A small Texas bank scored a potentially big victory on Friday, when the U.S. Court of Appeals for the District of Columbia Circuit ruled that it has standing to challenge the constitutionality of the Consumer Financial Protection Bureau.

“The D.C. Circuit’s ruling today opens the door to a court test of the CFPB’s constitutionality,” says Sam Kazman, general counsel for the Competitive Enterprise Institute, a conservative think tank. “Since Dodd-Frank’s enactment five years ago this month, the CFPB has inflicted damage on huge segments of our economy.  Its powers are so free-roaming that they are unprecedented in our history. The fact that our standing to challenge the CFPB has been upheld is great news for us, the plaintiffs, and even greater news for the American public.”

In 2012, CEI and the 60 Plus Association joined State National Bank of Big Spring Texas as plaintiffs in the original lawsuit. They were later joined as plaintiffs by the Republican attorneys general of 11 states. The lawsuit challenged the constitutionality of the Dodd-Frank Act’s creation of the CFPB and Richard Cordray's recess appointment as its director.

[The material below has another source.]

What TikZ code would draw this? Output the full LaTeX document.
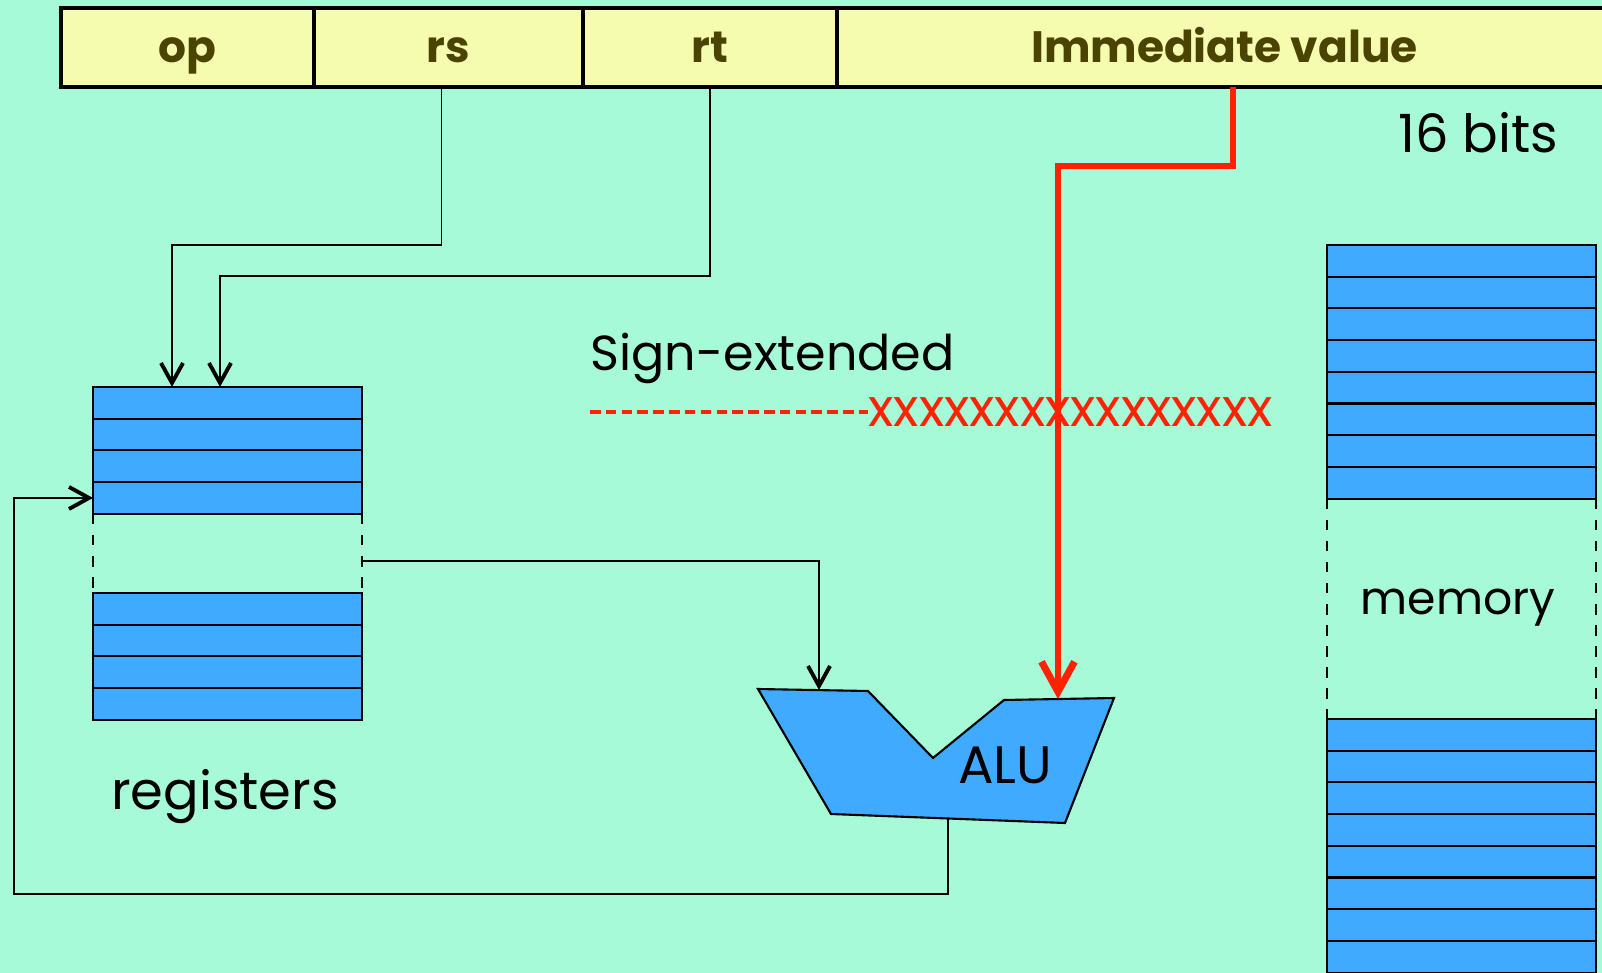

Key elements of the lawsuit included:

That the agency lacks effective checks and balances to assure the public of accountability. 

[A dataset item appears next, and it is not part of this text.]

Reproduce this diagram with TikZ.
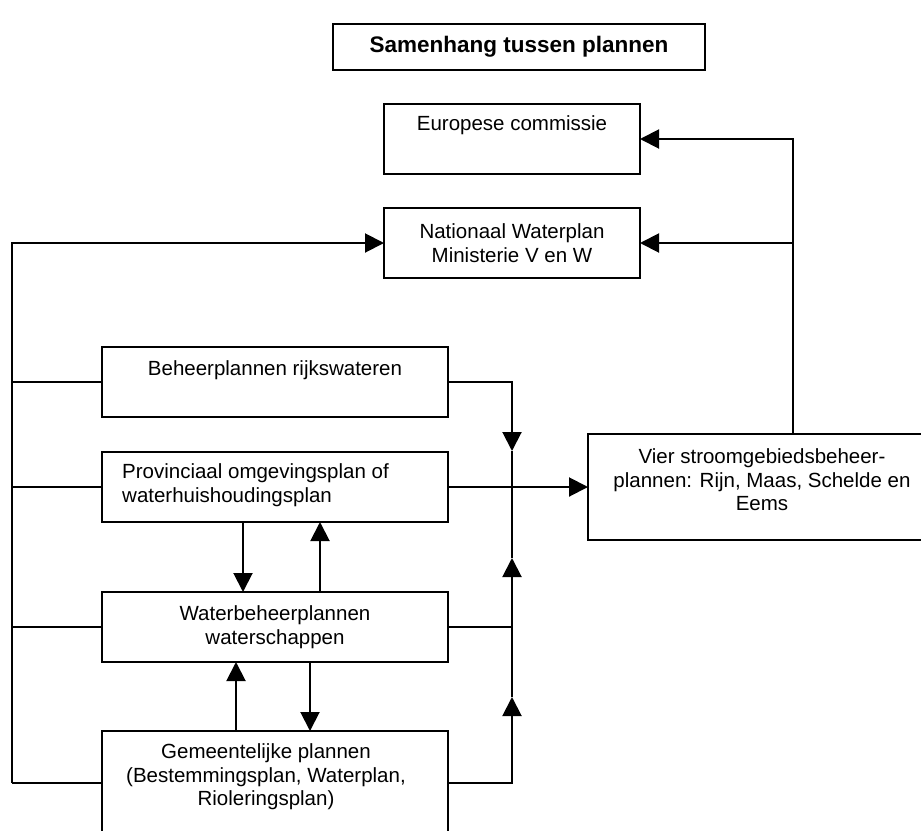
\documentclass[tikz,border=0pt]{standalone}
\usepackage{fontspec}
\setmainfont{Liberation Sans}
\usetikzlibrary{arrows.meta}
\tikzset{
  box/.style={draw=black, line width=2pt, inner sep=0pt, outer sep=0pt, fill=none},
  txt/.style={inner sep=0pt, align=center, font=\fontsize{20.5}{23.5}\selectfont},
  conn/.style={line width=2pt},
  arr/.style={line width=2pt, -{Triangle[length=19pt,width=19pt]}}
}
\begin{document}
\begin{tikzpicture}[x=1pt,y=-1pt]
\useasboundingbox (0,0) rectangle (921,830);
\clip (0,0) rectangle (921,830);
\fill[white] (0,0) rectangle (921,830);
% boxes
\node[box, minimum width=372pt, minimum height=46pt] (title) at (519,47) {};
\node[txt, font=\bfseries\fontsize{22.5}{26}\selectfont] (titlet) at (519,47) {Samenhang tussen plannen};
\node[box, minimum width=256pt, minimum height=70pt] (eur) at (512,139) {};
\node[txt] (eurt) at (512,125) {Europese commissie};
\node[box, minimum width=256pt, minimum height=70pt] (nat) at (512,243) {};
\node[txt] (natt) at (512,243) {Nationaal Waterplan\\Ministerie V en W};
\node[box, minimum width=346pt, minimum height=70pt] (beh) at (275,382) {};
\node[txt] (beht) at (275,370) {Beheerplannen rijkswateren};
\node[box, minimum width=346pt, minimum height=70pt] (prov) at (275,487) {};
\node[txt, anchor=west, align=left] (provt) at (122,485) {Provinciaal omgevingsplan of\\waterhuishoudingsplan};
\node[box, minimum width=346pt, minimum height=70pt] (wat) at (275,627) {};
\node[txt] (watt) at (275,627) {Waterbeheerplannen\\waterschappen};
\node[box, minimum width=346pt, minimum height=104pt] (gem) at (275,783) {};
\node[txt] (gemt) at (266,777) {Gemeentelijke plannen\\(Bestemmingsplan, Waterplan,\\Rioleringsplan)};
\node[box, minimum width=348pt, minimum height=106pt] (vier) at (762,487) {};
\node[txt] (viert) at (762,480) {Vier stroomgebiedsbeheer-\\plannen: Rijn, Maas, Schelde en\\Eems};
% helper coordinates
\coordinate (lt) at (12,243);
\coordinate (lb) at (12,783);
\coordinate (rt) at (793,139);
\coordinate (rn) at (793,243);
\coordinate (b1) at (512,382);
\coordinate (a1) at (512,451);
\coordinate (a2) at (512,558);
\coordinate (b2) at (512,627);
\coordinate (a3) at (512,697);
\coordinate (b3) at (512,783);
% left bus
\draw[arr] (lb) -- (lt) -- (nat.west);
\draw[conn] (beh.west) -- (beh.west -| lt);
\draw[conn] (prov.west) -- (prov.west -| lt);
\draw[conn] (wat.west) -- (wat.west -| lt);
\draw[conn] (gem.west) -- (lb);
% right to European
\draw[arr] (vier.north -| rt) -- (rt) -- (eur.east |- rt);
\draw[arr] (rn) -- (nat.east);
% provincial to stroomgebied
\draw[arr] (prov.east) -- (prov.east -| vier.west);
% right bus
\draw[arr] (beh.east) -- (b1) -- (a1);
\draw[conn] (a1) -- (a2);
\draw[arr] (wat.east) -- (b2) -- (a2);
\draw[arr] (gem.east) -- (b3) -- (a3);
\draw[conn] (a3) -- (b2);
% vertical between boxes
\draw[arr] (prov.south -| 243,0) -- (wat.north -| 243,0);
\draw[arr] (wat.north -| 320,0) -- (prov.south -| 320,0);
\draw[arr] (wat.south -| 310,0) -- (gem.north -| 310,0);
\draw[arr] (gem.north -| 236,0) -- (wat.south -| 236,0);
\end{tikzpicture}
\end{document}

Congress exercises no “power of the purse” over the CFPB, because the agency’s budget – administered essentially by one person – comes from the Federal Reserve.

The President cannot remove the CFPB Director except under limited circumstances.

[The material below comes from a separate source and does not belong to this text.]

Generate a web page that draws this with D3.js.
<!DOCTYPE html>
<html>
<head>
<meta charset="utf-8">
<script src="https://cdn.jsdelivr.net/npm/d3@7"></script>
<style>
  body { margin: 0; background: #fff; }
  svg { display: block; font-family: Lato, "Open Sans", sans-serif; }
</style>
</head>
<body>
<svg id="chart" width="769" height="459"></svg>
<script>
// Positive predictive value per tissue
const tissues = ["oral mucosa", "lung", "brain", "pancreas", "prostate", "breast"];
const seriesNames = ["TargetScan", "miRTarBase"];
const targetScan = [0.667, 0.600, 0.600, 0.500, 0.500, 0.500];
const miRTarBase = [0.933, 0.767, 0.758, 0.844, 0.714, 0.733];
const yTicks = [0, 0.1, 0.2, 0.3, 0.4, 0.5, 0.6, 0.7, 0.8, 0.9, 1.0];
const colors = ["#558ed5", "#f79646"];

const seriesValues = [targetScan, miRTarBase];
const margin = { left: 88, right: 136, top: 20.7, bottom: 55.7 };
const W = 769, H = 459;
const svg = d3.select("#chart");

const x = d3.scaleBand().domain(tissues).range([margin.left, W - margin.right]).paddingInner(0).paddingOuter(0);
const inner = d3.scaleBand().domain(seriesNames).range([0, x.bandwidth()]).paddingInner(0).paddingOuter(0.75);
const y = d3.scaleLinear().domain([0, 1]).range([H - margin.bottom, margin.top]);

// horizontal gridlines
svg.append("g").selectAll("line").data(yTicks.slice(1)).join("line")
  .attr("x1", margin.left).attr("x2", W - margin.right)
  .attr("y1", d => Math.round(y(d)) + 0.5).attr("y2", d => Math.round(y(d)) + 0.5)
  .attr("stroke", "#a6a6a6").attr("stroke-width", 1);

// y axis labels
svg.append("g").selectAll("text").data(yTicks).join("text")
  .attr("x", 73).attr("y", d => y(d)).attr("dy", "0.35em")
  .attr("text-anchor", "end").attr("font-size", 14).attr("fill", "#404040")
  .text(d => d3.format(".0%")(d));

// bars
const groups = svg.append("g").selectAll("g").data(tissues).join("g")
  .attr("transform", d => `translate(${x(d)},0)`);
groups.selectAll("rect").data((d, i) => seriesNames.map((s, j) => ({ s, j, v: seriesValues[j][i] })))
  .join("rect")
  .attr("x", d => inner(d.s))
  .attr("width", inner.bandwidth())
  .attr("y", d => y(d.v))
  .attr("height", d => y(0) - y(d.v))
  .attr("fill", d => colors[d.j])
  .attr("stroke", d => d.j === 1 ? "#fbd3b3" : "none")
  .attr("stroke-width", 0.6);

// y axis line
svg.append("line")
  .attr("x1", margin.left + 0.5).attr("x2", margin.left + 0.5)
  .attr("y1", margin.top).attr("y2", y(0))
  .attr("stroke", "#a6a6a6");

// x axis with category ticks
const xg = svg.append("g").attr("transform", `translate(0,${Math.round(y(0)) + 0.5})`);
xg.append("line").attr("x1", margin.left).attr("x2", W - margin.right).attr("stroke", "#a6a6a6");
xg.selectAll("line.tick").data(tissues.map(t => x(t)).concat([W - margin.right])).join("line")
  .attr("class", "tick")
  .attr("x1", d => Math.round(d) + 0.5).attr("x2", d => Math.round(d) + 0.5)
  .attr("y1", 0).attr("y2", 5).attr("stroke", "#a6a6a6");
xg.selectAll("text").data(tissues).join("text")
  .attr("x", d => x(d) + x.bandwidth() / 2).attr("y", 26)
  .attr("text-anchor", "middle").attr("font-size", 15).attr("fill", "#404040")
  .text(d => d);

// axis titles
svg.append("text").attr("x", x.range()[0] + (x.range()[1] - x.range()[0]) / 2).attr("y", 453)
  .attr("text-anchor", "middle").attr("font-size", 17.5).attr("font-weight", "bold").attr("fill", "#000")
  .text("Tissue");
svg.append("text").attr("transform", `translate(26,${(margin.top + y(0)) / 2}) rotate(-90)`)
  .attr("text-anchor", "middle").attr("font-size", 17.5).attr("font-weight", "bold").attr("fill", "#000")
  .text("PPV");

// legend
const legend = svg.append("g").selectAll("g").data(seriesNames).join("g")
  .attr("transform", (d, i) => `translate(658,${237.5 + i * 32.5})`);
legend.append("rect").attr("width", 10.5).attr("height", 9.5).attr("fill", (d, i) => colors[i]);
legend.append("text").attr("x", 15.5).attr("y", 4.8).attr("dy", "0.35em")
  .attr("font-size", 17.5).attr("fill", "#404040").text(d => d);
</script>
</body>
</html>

Judicial review of the CFPB’s actions is limited, because Dodd-Frank requires the courts to give extra deference to its legal interpretations.

The lawsuit also similarly challenged the constitutionality of the Financial Stability Oversight Council and the Treasury Department's ability to liquidate financial companies if the Federal Deposit Insurance Corporation and Federal Reserve agree such a move is needed.

In an August 2013 opinion, Judge Ellen Segal Huvelle of the U.S. District Court for the District of Columbia, ruled that the plaintiff's had no standing on these and other claims. The crux of her decision was that the plaintiff's, in the absence of any related adverse ruling or enforcement action, failed to adequately prove claims that they were, or would be, harmed.

The appeals court took a more generous view. The bank has standing to challenge the constitutionality of the Consumer Financial Protection Bureau and Cordray’s recess appointment “and that claim is ripe,” the opinion says, reversing the District Court’s judgment.

The appeals court, however, agreed that the bank lacks standing to challenge the constitutionality of the Financial Stability Oversight Council and the government’s orderly liquidation authority.

The bank unsuccessfully argued that FSOC’s designation of GE Capital as a Systemically Important Financial Institution requiring additional regulation indirectly harmed it. According to the bank, “GE Capital receives a reputational subsidy as a result of its designation by the Council for additional regulation, which allows GE Capital to raise money at lower costs than it otherwise could, negatively impacting the Bank’s ability to compete for the same finite funds.”